Below are the records; extract from them the line containing "Generate a LaTeX" to the line containing "minimum width=128pt, minimum", both lines included, exactly and with no pictures.
--- Start of DATASET EXTRACT ---
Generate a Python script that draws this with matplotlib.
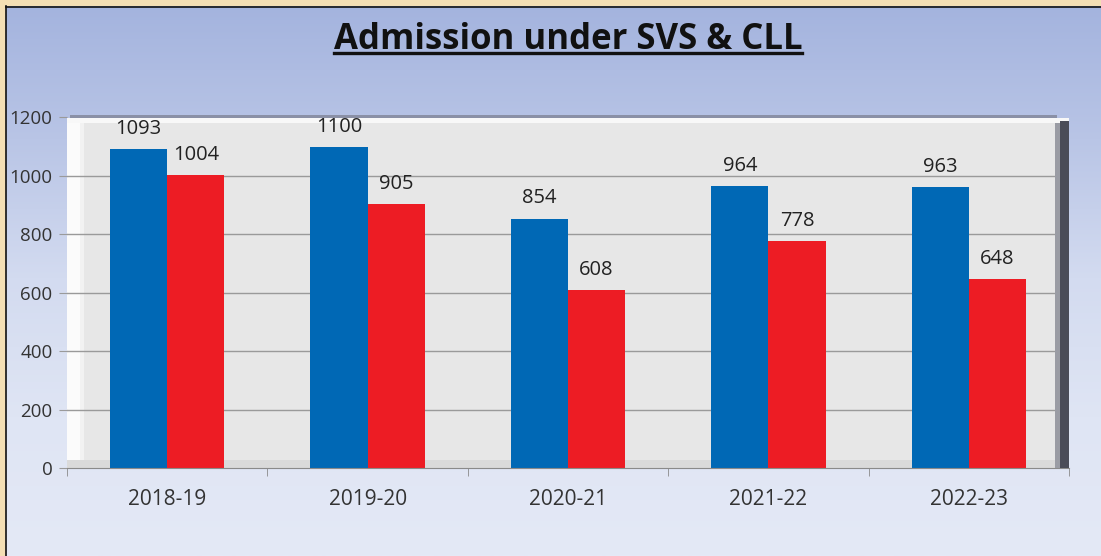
import numpy as np
import matplotlib
matplotlib.use("Agg")
import matplotlib.pyplot as plt
from matplotlib.patches import Rectangle
from matplotlib.colors import LinearSegmentedColormap

# ---- data ----
categories = ["2018-19", "2019-20", "2020-21", "2021-22", "2022-23"]
svs = [1093, 1100, 854, 964, 963]
cll = [1004, 905, 608, 778, 648]
yticks = [0, 200, 400, 600, 800, 1000, 1200]
title = "Admission under SVS & CLL"

BLUE = "#0068b5"
RED = "#ed1c24"
FONT = ["Open Sans", "DejaVu Sans"]
plt.rcParams["font.family"] = FONT

W, H = 1101, 556
fig = plt.figure(figsize=(W / 100, H / 100), dpi=100)

# background gradient
bg = fig.add_axes([0, 0, 1, 1], zorder=-5)
grad = np.linspace(0, 1, 256).reshape(-1, 1)
cmap_bg = LinearSegmentedColormap.from_list(
    "bg", ["#a3b3de", "#b9c5e6", "#d3dbf0", "#dfe5f4", "#e4e9f6"])
bg.imshow(grad, aspect="auto", cmap=cmap_bg, extent=[0, 1, 0, 1], origin="upper")
bg.set_xlim(0, 1); bg.set_ylim(0, 1)
bg.axis("off")

# main axes
L, R = 67 / W, 1069 / W
B, T = 1 - 468 / H, 1 - 117.5 / H
ax = fig.add_axes([L, B, R - L, T - B])
ax.set_facecolor("#e7e7e7")
x = np.arange(len(categories))
w = 0.285
ax.set_xlim(-0.5, len(categories) - 0.5)
ax.set_ylim(0, 1200)

# 3D-ish wall decorations
trans = ax.transAxes
ax.add_patch(Rectangle((0, 0), 0.013, 1, transform=trans, color="#fbfbfb", zorder=0.5, lw=0))
ax.add_patch(Rectangle((0.013, 0), 0.004, 1, transform=trans, color="#f2f2f2", zorder=0.5, lw=0))
ax.add_patch(Rectangle((0, 0), 1, 0.022, transform=trans, color="#dadada", zorder=0.6, lw=0))
ax.add_patch(Rectangle((0, 0.985), 1, 0.015, transform=trans, color="#f8f8f8", zorder=0.6, lw=0))
# right dark edge
ax.add_patch(Rectangle((0.991, 0), 0.009, 0.99, transform=trans, color="#4a4c58", zorder=3, lw=0, clip_on=False))
ax.add_patch(Rectangle((0.986, 0), 0.005, 0.985, transform=trans, color="#9a9ca4", zorder=3, lw=0, clip_on=False))
# top shadow
ax.add_patch(Rectangle((0.003, 1.0), 0.985, 0.008, transform=trans, color="#8a90a6", zorder=3, lw=0, clip_on=False))

ax.set_yticks(yticks)
ax.yaxis.grid(True, color="#9a9a9a", lw=1.0, zorder=1)
ax.set_axisbelow(True)

b1 = ax.bar(x - w / 2, svs, w, color=BLUE, zorder=2)
b2 = ax.bar(x + w / 2, cll, w, color=RED, zorder=2)
for bars, vals in ((b1, svs), (b2, cll)):
    for rect, v in zip(bars, vals):
        ax.annotate(f"{v}", (rect.get_x() + rect.get_width() / 2, v),
                    xytext=(0, 14.5), textcoords="offset points",
                    ha="center", va="center", fontsize=14.5, color="#222222",
                    family=FONT)

for s in ("top", "right"):
    ax.spines[s].set_visible(False)
ax.spines["left"].set_visible(False)
ax.spines["bottom"].set_color("#8a8a8a")

ax.set_xticks(x)
ax.set_xticklabels(categories, fontsize=15, color="#333333")
ax.set_xticks(np.arange(len(categories) + 1) - 0.5, minor=True)
ax.tick_params(axis="x", which="major", length=0, pad=15)
ax.tick_params(axis="x", which="minor", length=6, color="#8a8a8a")
ax.tick_params(axis="y", length=5.5, color="#9a9a9a", pad=5, labelsize=13.5,
               labelcolor="#333333")
for lbl in ax.get_yticklabels():
    lbl.set_family(FONT)

# title with underline
t = fig.text(568 / W, 1 - 40 / H, title, ha="center", va="center",
             fontsize=25, fontweight="bold", color="#111111", family=FONT)
fig.canvas.draw()
bb = t.get_window_extent()
uy = bb.y0 + 5
fig.add_artist(plt.Line2D([bb.x0 / W, bb.x1 / W], [uy / H, uy / H], color="#111111", lw=2.4))

# beige frame (left and top)
beige = "#f4dfb4"
fig.add_artist(Rectangle((0, 0), 6 / W, 1, transform=fig.transFigure, color=beige, zorder=20, lw=0))
fig.add_artist(Rectangle((0, 1 - 6 / H), 1, 6 / H, transform=fig.transFigure, color=beige, zorder=20, lw=0))
fig.add_artist(plt.Line2D([6.5 / W, 6.5 / W], [0, 1 - 6 / H], color="#111111", lw=1.2, zorder=21))
fig.add_artist(plt.Line2D([6.5 / W, 1], [1 - 6.5 / H, 1 - 6.5 / H], color="#111111", lw=1.2, zorder=21))

fig.savefig("out.png", dpi=100)
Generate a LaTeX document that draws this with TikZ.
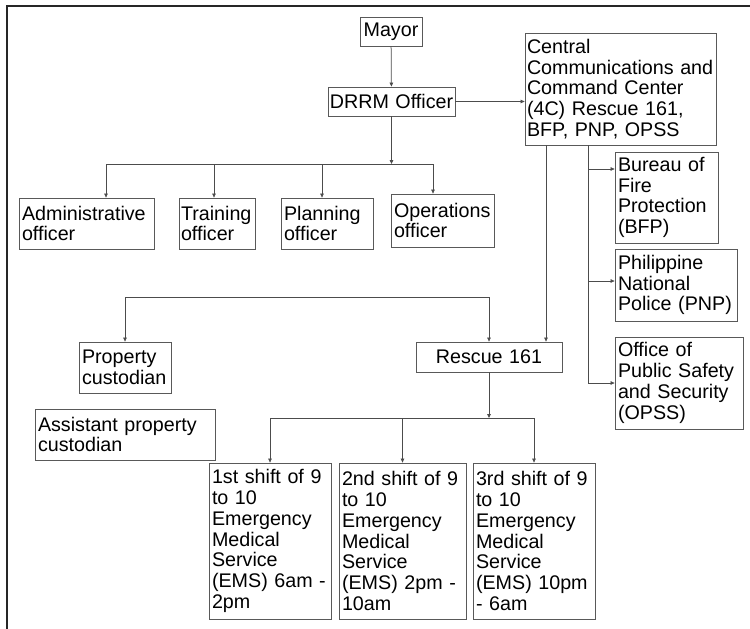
\documentclass[tikz,border=0pt]{standalone}
\usepackage{fontspec}
\setmainfont{Liberation Sans}
\usetikzlibrary{arrows.meta}

\begin{document}
\begin{tikzpicture}[x=1pt,y=-1pt,
  box/.style={draw=black!65, line width=0.8pt, inner xsep=3pt, inner ysep=0pt,
              align=left, font=\fontsize{19.7pt}{20.8pt}\selectfont, text=black},
  cbox/.style={box, align=center},
  link/.style={draw=black!70, line width=0.75pt},
  arr/.style={link, -{Triangle[length=4pt,width=3.6pt]}},
  frame/.style={draw=black!85, line width=1.4pt}]

\useasboundingbox (0,0) rectangle (750,629);
\draw[frame] (7,629) -- (7,6) -- (750,6);

% top of the chart
\node[cbox, minimum width=62pt, minimum height=29pt, text width=58pt, inner xsep=2pt] (mayor) at (391,31.5) {Mayor};
\node[cbox, minimum width=127pt, minimum height=29pt, text width=125pt, inner xsep=1pt] (drrm) at (391.5,101.5) {DRRM Officer};
\node[box, minimum width=191pt, minimum height=112pt, text width=187pt, inner xsep=2pt] (c4) at (620.5,89)
  {Central\\Communications and\\Command Center\\(4C) Rescue 161,\\BFP, PNP, OPSS};

% officers under the DRRM officer
\node[box, minimum width=135pt, minimum height=51pt, text width=129pt] (admin) at (86.5,223.5) {Administrative\\officer};
\node[box, minimum width=76pt, minimum height=51pt, text width=72pt, inner xsep=2pt] (train) at (217,223.5) {Training\\officer};
\node[box, minimum width=92pt, minimum height=51pt, text width=86pt] (plan) at (327,223.5) {Planning\\officer};
\node[box, minimum width=103pt, minimum height=53pt, text width=97pt] (ops) at (442.5,220.5) {Operations\\officer};

% agencies linked to the command center
\node[box, minimum width=103pt, minimum height=91pt, text width=97pt] (bfp) at (666.5,197.5) {Bureau of\\Fire\\Protection\\(BFP)};
\node[box, minimum width=122pt, minimum height=72pt, text width=116pt] (pnp) at (676,285) {Philippine\\National\\Police (PNP)};
\node[box, minimum width=128pt, minimum height=92pt, text width=122pt] (opss) at (679,383) {Office of\\Public Safety\\and Security\\(OPSS)};

% property and rescue units
\node[box, minimum width=92pt, minimum height=51pt, text width=86pt] (prop) at (125,367.5) {Property\\custodian};
\node[box, minimum width=180pt, minimum height=51pt, text width=174pt] (asst) at (125,434.5) {Assistant property\\custodian};
\node[cbox, minimum width=146pt, minimum height=30pt, text width=140pt] (rescue) at (489,357) {Rescue 161};

% EMS shifts
\node[box, minimum width=122pt, minimum height=156pt, text width=116pt] (s1) at (270,541)
  {1st shift of 9\\to 10\\Emergency\\Medical\\Service\\(EMS) 6am -\\2pm};
\node[box, minimum width=127pt, minimum height=156pt, text width=121pt] (s2) at (402.5,541)
  {2nd shift of 9\\to 10\\Emergency\\Medical\\Service\\(EMS) 2pm -\\10am};
\node[box, minimum width=122pt, minimum height=156pt, text width=116pt] (s3) at (534,541)
  {3rd shift of 9\\to 10\\Emergency\\Medical\\Service\\(EMS) 10pm\\- 6am};

% junction points
\coordinate (bus1) at (0,164);
\coordinate (d1) at (106,164);
\coordinate (d2) at (214,164);
\coordinate (d3) at (322,164);
\coordinate (d4) at (433,164);
\coordinate (cr) at (546,0);
\coordinate (br) at (588,0);
\coordinate (bfpin) at (0,169);
\coordinate (pnpin) at (0,281);
\coordinate (pl) at (125,297);
\coordinate (pr) at (489,297);
\coordinate (bus2) at (0,418);

% connectors
\draw[arr] (mayor) -- (drrm);
\draw[arr] (drrm.east) -- (drrm.east -| c4.west);

\draw[arr] (drrm.south) -- (drrm.south |- bus1);
\draw[link] (d1) -- (d4);
\draw[arr] (d1) -- (d1 |- admin.north);
\draw[arr] (d2) -- (d2 |- train.north);
\draw[arr] (d3) -- (d3 |- plan.north);
\draw[arr] (d4) -- (d4 |- ops.north);

\draw[arr] (c4.south -| cr) -- (rescue.north -| cr);
\draw[arr] (c4.south -| br) |- (opss.west);
\draw[arr] (br |- bfpin) -- (bfp.west |- bfpin);
\draw[arr] (br |- pnpin) -- (pnp.west |- pnpin);

\draw[link] (pl) -- (pr);
\draw[arr] (pl) -- (prop.north);
\draw[arr] (pr) -- (rescue.north);

\draw[arr] (rescue.south) -- (rescue.south |- bus2);
\draw[link] (s1.north |- bus2) -- (s3.north |- bus2);
\draw[arr] (s1.north |- bus2) -- (s1.north);
\draw[arr] (s2.north |- bus2) -- (s2.north);
\draw[arr] (s3.north |- bus2) -- (s3.north);
\end{tikzpicture}
\end{document}
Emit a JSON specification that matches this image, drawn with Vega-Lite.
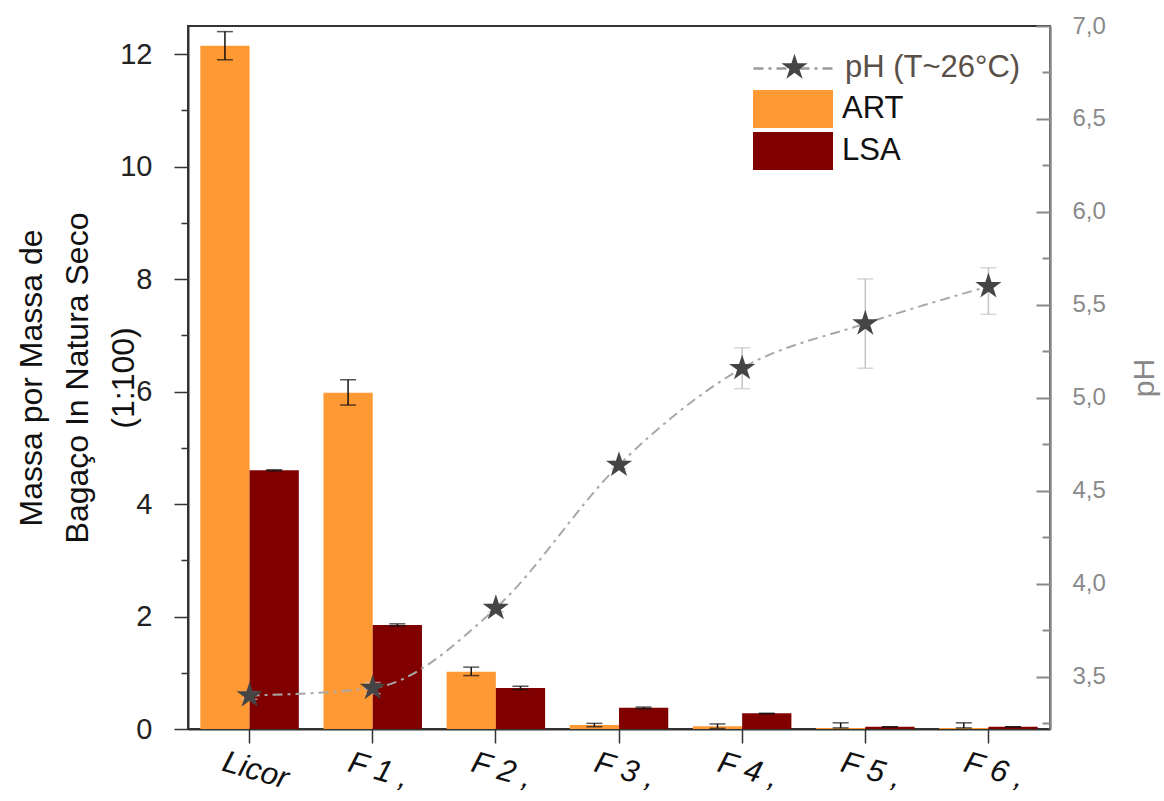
--- End of DATASET EXTRACT ---
▶ [RESULT OF THE TASK]
Generate a LaTeX document that draws this with TikZ.
\documentclass[tikz,border=0pt]{standalone}
\usepackage{fontspec}
\setmainfont{Liberation Sans}
\usetikzlibrary{arrows.meta}

\begin{document}
\begin{tikzpicture}[x=1pt,y=-1pt,
  box/.style={draw=black!65, line width=0.8pt, inner xsep=3pt, inner ysep=0pt,
              align=left, font=\fontsize{19.7pt}{20.8pt}\selectfont, text=black},
  cbox/.style={box, align=center},
  link/.style={draw=black!70, line width=0.75pt},
  arr/.style={link, -{Triangle[length=4pt,width=3.6pt]}},
  frame/.style={draw=black!85, line width=1.4pt}]

\useasboundingbox (0,0) rectangle (750,629);
\draw[frame] (7,629) -- (7,6) -- (750,6);

% top of the chart
\node[cbox, minimum width=62pt, minimum height=29pt, text width=58pt, inner xsep=2pt] (mayor) at (391,31.5) {Mayor};
\node[cbox, minimum width=127pt, minimum height=29pt, text width=125pt, inner xsep=1pt] (drrm) at (391.5,101.5) {DRRM Officer};
\node[box, minimum width=191pt, minimum height=112pt, text width=187pt, inner xsep=2pt] (c4) at (620.5,89)
  {Central\\Communications and\\Command Center\\(4C) Rescue 161,\\BFP, PNP, OPSS};

% officers under the DRRM officer
\node[box, minimum width=135pt, minimum height=51pt, text width=129pt] (admin) at (86.5,223.5) {Administrative\\officer};
\node[box, minimum width=76pt, minimum height=51pt, text width=72pt, inner xsep=2pt] (train) at (217,223.5) {Training\\officer};
\node[box, minimum width=92pt, minimum height=51pt, text width=86pt] (plan) at (327,223.5) {Planning\\officer};
\node[box, minimum width=103pt, minimum height=53pt, text width=97pt] (ops) at (442.5,220.5) {Operations\\officer};

% agencies linked to the command center
\node[box, minimum width=103pt, minimum height=91pt, text width=97pt] (bfp) at (666.5,197.5) {Bureau of\\Fire\\Protection\\(BFP)};
\node[box, minimum width=122pt, minimum height=72pt, text width=116pt] (pnp) at (676,285) {Philippine\\National\\Police (PNP)};
\node[box, minimum width=128pt, minimum height=92pt, text width=122pt] (opss) at (679,383) {Office of\\Public Safety\\and Security\\(OPSS)};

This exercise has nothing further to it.